Respondent, by counsel Denise M. Spatafore, filed a summary response.
This Court has considered the parties’ briefs and the record on appeal. The facts and legal
arguments are adequately presented, and the decisional process would not be significantly aided
by oral argument. Upon consideration of the standard of review, the briefs, and the record
presented, the Court finds no substantial question of law and no prejudicial error. For these
reasons, a memorandum decision affirming the circuit court’s order is appropriate under Rule 21
of the Rules of Appellate Procedure.
This appeal stems from the circuit court’s order affirming the decision of the West
Virginia Public Employees Grievance Board that denied petitioner’s grievance challenging her
termination as a bus operator. Respondent terminated petitioner for willful neglect of duty after it
was discovered that petitioner left her bus unattended and running with students on board while
she went into a school to use the restroom.

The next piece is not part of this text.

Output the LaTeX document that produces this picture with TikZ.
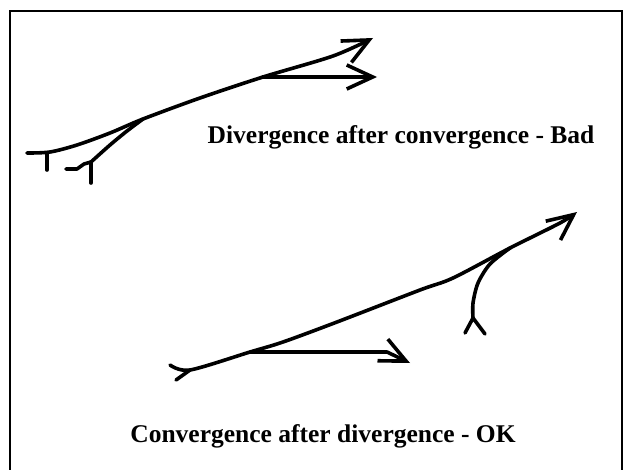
\documentclass[tikz,border=0pt]{standalone}
\usepackage{fontspec}
\setmainfont{Liberation Serif}
\usetikzlibrary{arrows.meta}

\begin{document}
\begin{tikzpicture}[x=1pt, y=-1pt, line cap=round, line join=round,
    every node/.style={font=\fontsize{25.5}{30}\selectfont\bfseries, inner sep=0pt},
    stroke/.style={line width=3.6pt},
    barbtip/.style={stroke, -{Straight Barb[length=26pt, width=24pt]}}]
    \useasboundingbox (0,0) rectangle (631,470);
    % frame, open at the bottom
    \draw[line width=2.2pt, line cap=butt, line join=miter] (10,470) -- (10,11) -- (622,11) -- (622,470);

    % top sketch: two tracks meet, then split again
    \coordinate (t1) at (27,153);
    \coordinate (t2) at (91,162);
    \coordinate (m1) at (143,119);
    \coordinate (s1) at (263,77);
    \coordinate (a1) at (373,38);
    \coordinate (a2) at (377,77);
    \draw[stroke] (47,153) -- (47,170);
    \draw[stroke] (t2) -- (91,183);
    \draw[barbtip] plot[smooth, tension=0.5] coordinates {(t1) (50,152) (77,145) (110,133) (m1) (200,98) (s1) (333,56) (a1)};
    \draw[stroke] (66,169) -- (77,169) -- (84,164) -- (t2);
    \draw[stroke] plot[smooth, tension=0.5] coordinates {(t2) (110,145) (127,131) (m1)};
    \draw[barbtip] (s1) -- (a2);
    \node[anchor=base] (bad) at (401,143.5) {Divergence after convergence - Bad};

    % bottom sketch: split first, join later
    \coordinate (t3) at (170,365);
    \coordinate (s2) at (250,352);
    \coordinate (m2) at (510,248);
    \coordinate (t4) at (473,318);
    \coordinate (a3) at (577,212);
    \coordinate (a4) at (410,363);
    \draw[stroke] (190,370) -- (176,380);
    \draw[barbtip] plot[smooth, tension=0.5] coordinates {(t3) (190,370) (s2) (283,342) (337,322) (420,290) (453,278) (m2) (560,223) (a3)};
    \draw[barbtip] (s2) -- (387,352) -- (a4);
    \draw[stroke] (465,333) -- (t4) -- (485,334);
    \draw[stroke] plot[smooth, tension=0.5] coordinates {(t4) (473,303) (478,283) (490,264) (m2)};
    \node[anchor=base] (ok) at (323,442) {Convergence after divergence - OK};
\end{tikzpicture}
\end{document}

Petitioner grieved her termination and a level three
hearing was held before the Grievance Board’s Administrative Law Judge (“ALJ”) on September
14, 2012. The ALJ denied the grievance by decision issued on December 5, 2012. Petitioner
appealed the decision to circuit court, and the circuit court affirmed the decision by order entered
April 18, 2013. Petitioner now appeals to this Court.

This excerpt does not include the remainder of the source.